How do you get people excited about recycling? If you’re the Linq Hotel and Casino in Las Vegas, you can borrow at least two tried and true psychological tricks to get even the most degenerate gamblers on a path to environmental righteousness . . . which may lead them directly to the roulette table.
First, you make recycling easy. Super, super easy, as in, people don’t even have to think about it. No barriers. Allowing people to mix recycling and trash for later sorting into the proper streams means it’s impossible for someone to accidentally throw their soda bottle in the wrong container. By letting people know their trash will be properly triaged without any additional effort on their part, the Linq also helps give them a little goody-two-shoes tingle that will hopefully carry over to the blackjack table:

Environmentalism stays easy in the bathroom, where large pumps full of shampoo, conditioner, and body wash replace individual bottles and the waste they produce.

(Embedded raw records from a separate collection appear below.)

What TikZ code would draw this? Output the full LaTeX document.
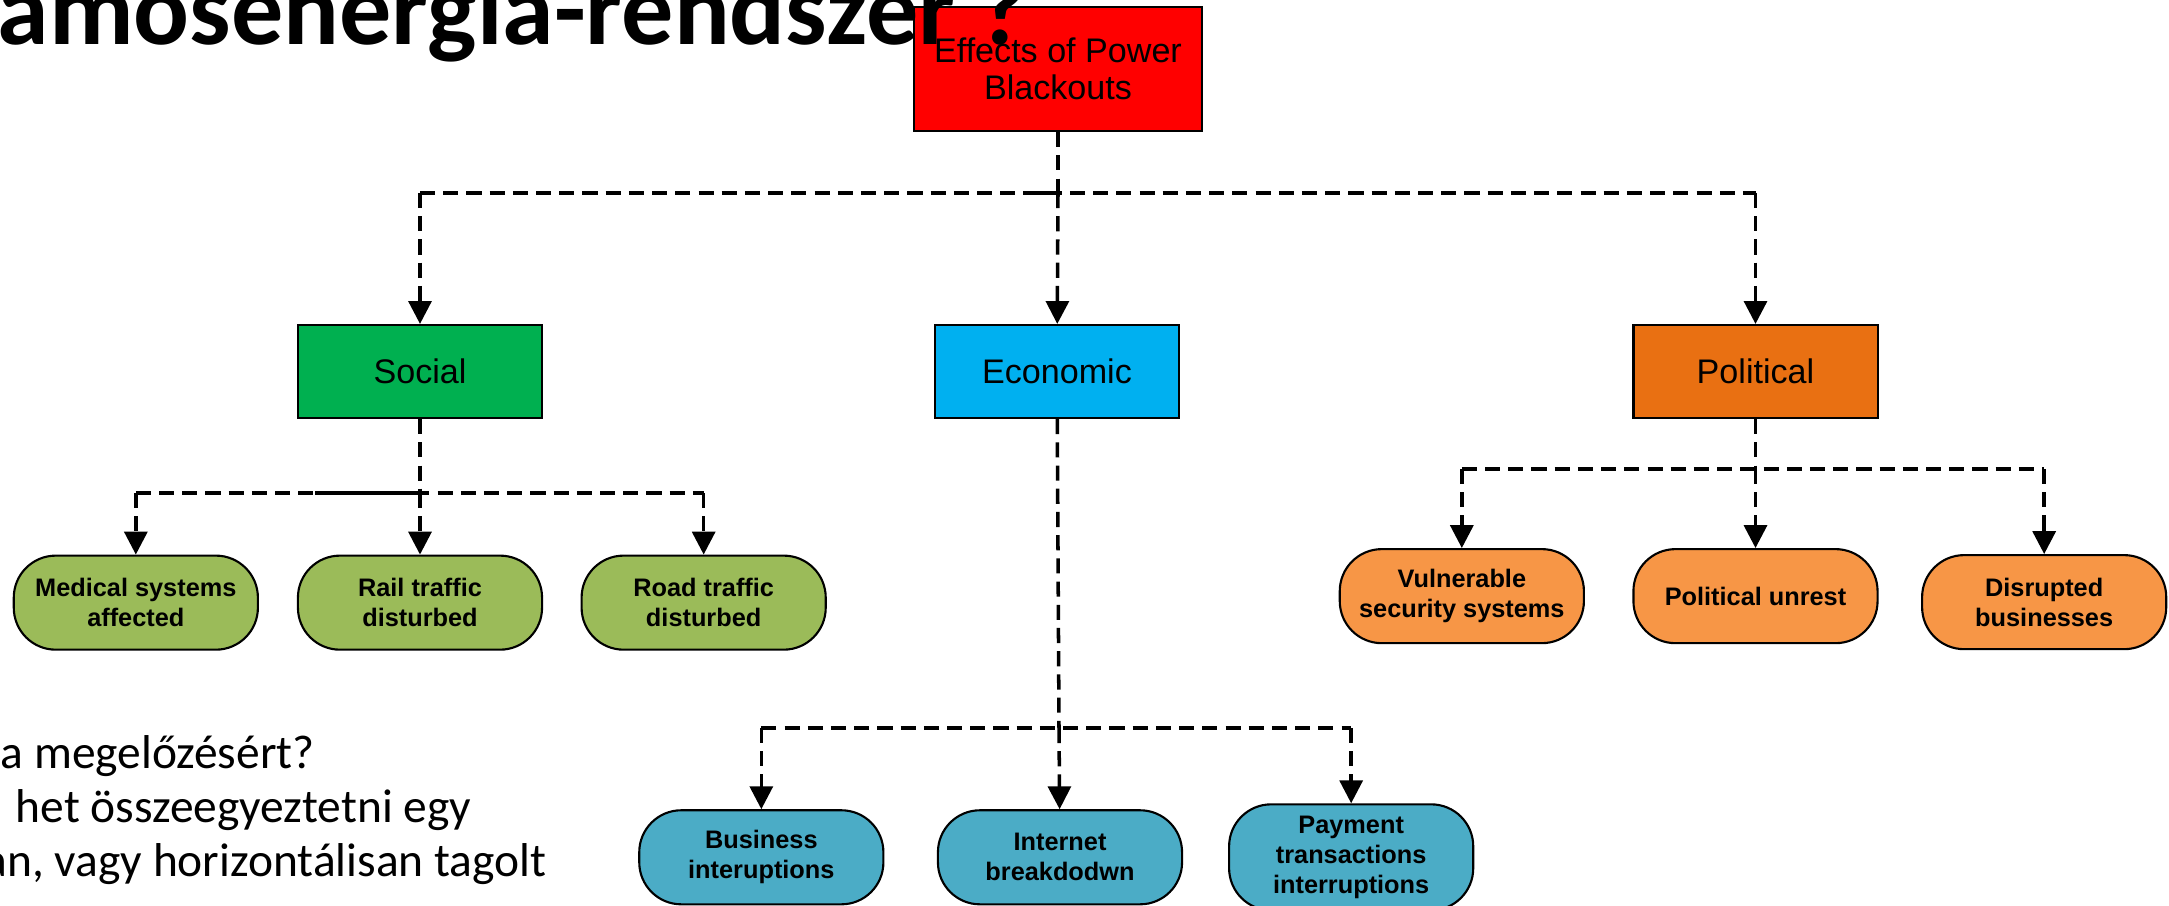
\documentclass[tikz,border=0pt]{standalone}
\usepackage{fontspec}
\setmainfont{Liberation Sans}
\newfontfamily\slidefont{Carlito}
\usetikzlibrary{arrows.meta}

\definecolor{rootred}{RGB}{255,0,0}
\definecolor{socialgreen}{RGB}{0,176,80}
\definecolor{econblue}{RGB}{0,176,240}
\definecolor{polorange}{RGB}{233,112,18}
\definecolor{sociallight}{RGB}{155,187,89}
\definecolor{econlight}{RGB}{75,172,198}
\definecolor{pollight}{RGB}{247,150,70}

\begin{document}
\begin{tikzpicture}[
            x = 0.01cm, y = -0.01cm, % one unit per pixel, y going down
            > = {Triangle[length=6.5pt, width=6.5pt]}, % arrow head style
            shorten > = 0pt, % arrow head touches the node
            link/.style = {dash pattern = on 4.3pt off 2.3pt, line width = 1pt}
        ]

        \tikzstyle{catbox}=[
            draw = black,
            line width = 0.6pt,
            rectangle,
            minimum width = 2.44cm,
            minimum height = 0.93cm,
            align = center,
            font = \fontsize{9.7}{10.5}\selectfont
        ]
        \tikzstyle{pill}=[
            draw = black,
            line width = 0.6pt,
            rectangle,
            rounded corners = 0.42cm,
            minimum width = 2.44cm,
            minimum height = 0.94cm,
            align = center,
            font = \bfseries\fontsize{7.2}{8.5}\selectfont
        ]

        \useasboundingbox (0,0) rectangle (2169,905);

        % slide text behind the chart
        \node (line1) [anchor=base west, inner sep=0] at (0,768) {\slidefont\fontsize{13.5}{15}\selectfont a megelőzésért?};
        \node (line2) [anchor=base west, inner sep=0] at (15,822) {\slidefont\fontsize{13.5}{15}\selectfont het összeegyeztetni egy};
        \node (line3) [anchor=base west, inner sep=0] at (-16,876) {\slidefont\fontsize{13.5}{15}\selectfont an, vagy horizontálisan tagolt};

        \node[catbox, fill = rootred, minimum width = 2.88cm, minimum height = 1.24cm] (root) at (1058,69) {Effects of Power\\Blackouts};

        \node (title) [anchor=base west, inner sep=0] at (-3,44) {\slidefont\bfseries\fontsize{29.6}{30}\selectfont amosenergia-rendszer ?};

        \node[catbox, fill = socialgreen] (social) at (420,371.5) {Social};
        \node[catbox, fill = econblue] (economic) at (1057,371.5) {Economic};
        \node[catbox, fill = polorange] (political) at (1755.5,371.5) {Political};

        \node[pill, fill = sociallight] (rail) [below of = social, node distance = 2.31cm] {Rail traffic\\disturbed};
        \node[pill, fill = sociallight] (medical) [left of = rail, node distance = 2.84cm] {Medical systems\\affected};
        \node[pill, fill = sociallight] (road) [right of = rail, node distance = 2.835cm] {Road traffic\\disturbed};

        \node[pill, fill = econlight] (internet) [below of = economic, node distance = 4.855cm, xshift = 0.03cm] {Internet\\breakdodwn};
        \node[pill, fill = econlight] (business) [left of = internet, node distance = 2.985cm] {Business\\interuptions};
        \node[pill, fill = econlight] (payment) [right of = internet, node distance = 2.91cm] {Payment\\transactions\\interruptions};

        \node[pill, fill = pollight] (unrest) [below of = political, node distance = 2.245cm] {Political unrest};
        \node[pill, fill = pollight] (vulnerable) [left of = unrest, node distance = 2.935cm] {Vulnerable\\security systems};
        \node[pill, fill = pollight] (disrupted) [right of = unrest, node distance = 2.885cm, yshift = -0.06cm] {Disrupted\\businesses};

        \coordinate (topbus) at (1058,193);
        \coordinate (socbus) at (420,493);
        \coordinate (econbus) at (1059,728);
        \coordinate (polbus) at (1755.5,469);

        % root to the three groups
        \draw[link] (root) -- (topbus);
        \draw[link] (social.north |- topbus) -- (political.north |- topbus);
        \draw[line width = 1.2pt] (topbus) -- ++(-35,0);
        \draw[link, ->] (social.north |- topbus) -- (social);
        \draw[link, ->] (topbus) -- (economic);
        \draw[link, ->] (political.north |- topbus) -- (political);

        % social
        \draw[link] (social) -- (socbus);
        \draw[link] (medical.north |- socbus) -- (road.north |- socbus);
        \draw[line width = 1.3pt] (socbus) -- ++(-105,0);
        \draw[link, ->] (medical.north |- socbus) -- (medical);
        \draw[link, ->] (socbus) -- (rail);
        \draw[link, ->] (road.north |- socbus) -- (road);

        % economic
        \draw[link] (economic) -- (econbus);
        \draw[link] (business.north |- econbus) -- (payment.north |- econbus);
        \draw[link, ->] (business.north |- econbus) -- (business);
        \draw[link, ->] (econbus) -- (internet);
        \draw[link, ->] (payment.north |- econbus) -- (payment);

        % political
        \draw[link] (political) -- (polbus);
        \draw[link] (vulnerable.north |- polbus) -- (disrupted.north |- polbus);
        \draw[link, ->] (vulnerable.north |- polbus) -- (vulnerable);
        \draw[link, ->] (polbus) -- (unrest);
        \draw[link, ->] (disrupted.north |- polbus) -- (disrupted);
    \end{tikzpicture}
\end{document}
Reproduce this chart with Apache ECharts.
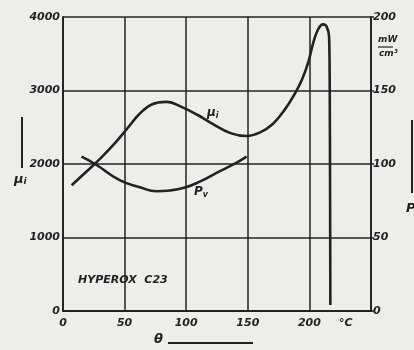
<!DOCTYPE html>
<html>
<head>
<meta charset="utf-8">
<script src="https://cdn.jsdelivr.net/npm/echarts@6/dist/echarts.min.js"></script>
<style>
html,body{margin:0;padding:0;background:#eeede9;}
#c{width:414px;height:350px;}
</style>
</head>
<body>
<div id="c"></div>
<script>
// temperature (°C) and initial permeability
const muTheta = [7, 18, 30, 42, 52, 62, 72, 84, 97, 109, 120, 136, 149, 160, 170, 180, 188, 194, 199, 203, 207, 211, 214, 216, 216.5, 216.8, 217];
const muValues = [1710, 1880, 2070, 2280, 2480, 2680, 2810, 2845, 2770, 2670, 2560, 2420, 2380, 2430, 2540, 2740, 2950, 3150, 3380, 3640, 3830, 3900, 3870, 3730, 3000, 1500, 80];
// power loss Pv (mW/cm3)
const pvTheta = [15, 26, 46, 63, 76, 87, 99, 111, 127, 141, 149];
const pvValues = [105, 100, 89, 84, 81.5, 82, 84, 88, 95, 101, 105];
// ticks
const xTicks = [0, 50, 100, 150, 200];
const muTicks = [0, 1000, 2000, 3000, 4000];
const pvTicks = [0, 50, 100, 150, 200];

const INK = '#222222';
const FONT = '"DejaVu Sans", sans-serif';
const lblStyle = {color: INK, fontFamily: FONT, fontStyle: 'italic', fontWeight: 'bold', fontSize: 11};

const chart = echarts.init(document.getElementById('c'), null, {renderer: 'canvas'});
chart.setOption({
  backgroundColor: '#eeede9',
  animation: false,
  grid: {left: 63, top: 17, width: 308, height: 294, show: false},
  xAxis: {
    type: 'value', min: 0, max: 250, interval: 50,
    axisLine: {show: true, onZero: false, lineStyle: {color: INK, width: 1.8}},
    axisTick: {show: false},
    splitLine: {show: true, lineStyle: {color: INK, width: 1.5}},
    axisLabel: Object.assign({}, lblStyle, {margin: 7,
      formatter: v => xTicks.indexOf(v) >= 0 ? String(v) : ''})
  },
  yAxis: [{
    type: 'value', min: 0, max: 4000, interval: 1000,
    axisLine: {show: true, lineStyle: {color: INK, width: 1.8}},
    axisTick: {show: false},
    splitLine: {show: true, lineStyle: {color: INK, width: 1.5}},
    axisLabel: Object.assign({}, lblStyle, {margin: 3,
      formatter: v => muTicks.indexOf(v) >= 0 ? String(v) : ''})
  }, {
    type: 'value', min: 0, max: 200, interval: 50, position: 'right',
    axisLine: {show: true, lineStyle: {color: INK, width: 1.8}},
    axisTick: {show: true, length: 3, inside: false, lineStyle: {color: INK, width: 1.5}},
    splitLine: {show: false},
    axisLabel: Object.assign({}, lblStyle, {margin: 2,
      formatter: v => pvTicks.indexOf(v) >= 0 ? String(v) : ''})
  }],
  series: [{
    type: 'line', name: 'μi', yAxisIndex: 0,
    data: muTheta.map((t, i) => [t, muValues[i]]),
    smooth: 0.4, showSymbol: false,
    lineStyle: {color: INK, width: 2.6}
  }, {
    type: 'line', name: 'Pv', yAxisIndex: 1,
    data: pvTheta.map((t, i) => [t, pvValues[i]]),
    smooth: 0.5, showSymbol: false,
    lineStyle: {color: INK, width: 2.6}
  }],
  graphic: [
    {type: 'text', left: 78, top: 275, style: {text: 'HYPEROX  C23', fill: INK, font: 'italic bold 11px ' + FONT}},
    {type: 'text', left: 339, top: 318, style: {text: '°C', fill: INK, font: 'italic bold 11px ' + FONT}},
    {type: 'text', left: 207, top: 107, style: {text: '{a|μ}{b|i}', rich: {a: {fill: INK, font: 'italic bold 12px ' + FONT}, b: {fill: INK, font: 'italic bold 8px ' + FONT, padding: [5, 0, 0, 0]}}}},
    {type: 'text', left: 194, top: 186, style: {text: '{a|P}{b|v}', rich: {a: {fill: INK, font: 'italic bold 12px ' + FONT}, b: {fill: INK, font: 'italic bold 8px ' + FONT, padding: [5, 0, 0, 0]}}}},
    // left axis title
    {type: 'line', shape: {x1: 22, y1: 117, x2: 22, y2: 168}, style: {stroke: INK, lineWidth: 2}},
    {type: 'text', left: 14, top: 173, style: {text: '{a|μ}{b|i}', rich: {a: {fill: INK, font: 'italic bold 13px ' + FONT}, b: {fill: INK, font: 'italic bold 9px ' + FONT, padding: [5, 0, 0, 0]}}}},
    // right axis title
    {type: 'line', shape: {x1: 412, y1: 120, x2: 412, y2: 193}, style: {stroke: INK, lineWidth: 2}},
    {type: 'text', left: 406, top: 202, style: {text: 'P', fill: INK, font: 'italic bold 13px ' + FONT}},
    // unit
    {type: 'text', left: 378, top: 35, style: {text: 'mW', fill: INK, font: 'italic bold 9px ' + FONT}},
    {type: 'line', shape: {x1: 378, y1: 47, x2: 393, y2: 47}, style: {stroke: INK, lineWidth: 1.2}},
    {type: 'text', left: 379, top: 49, style: {text: 'cm³', fill: INK, font: 'italic bold 9px ' + FONT}},
    // bottom axis title
    {type: 'text', left: 154, top: 333, style: {text: 'θ', fill: INK, font: 'italic bold 13px ' + FONT}},
    {type: 'line', shape: {x1: 168, y1: 343, x2: 253, y2: 343}, style: {stroke: INK, lineWidth: 1.8}}
  ]
});
</script>
</body>
</html>
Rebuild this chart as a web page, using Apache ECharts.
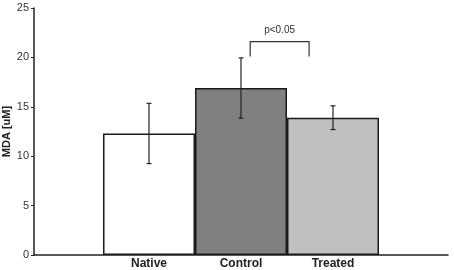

The second trick is to make people feel like recycling is among the most bad-ass thing they’ve ever done by associating it with cultural phenomena that reek of cool. Say, Star Wars and Lego, both of which are having a moment. Or sunglasses, which are always stylish.

Silly as these examples may seem, they accomplish two objectives: They get people to behave in an environmentally conscious manner, and they make people feel good about doing essentially nothing. That good feeling really may be likely to carry over into the casino and help recycle-happy tourists leave their chips on the table.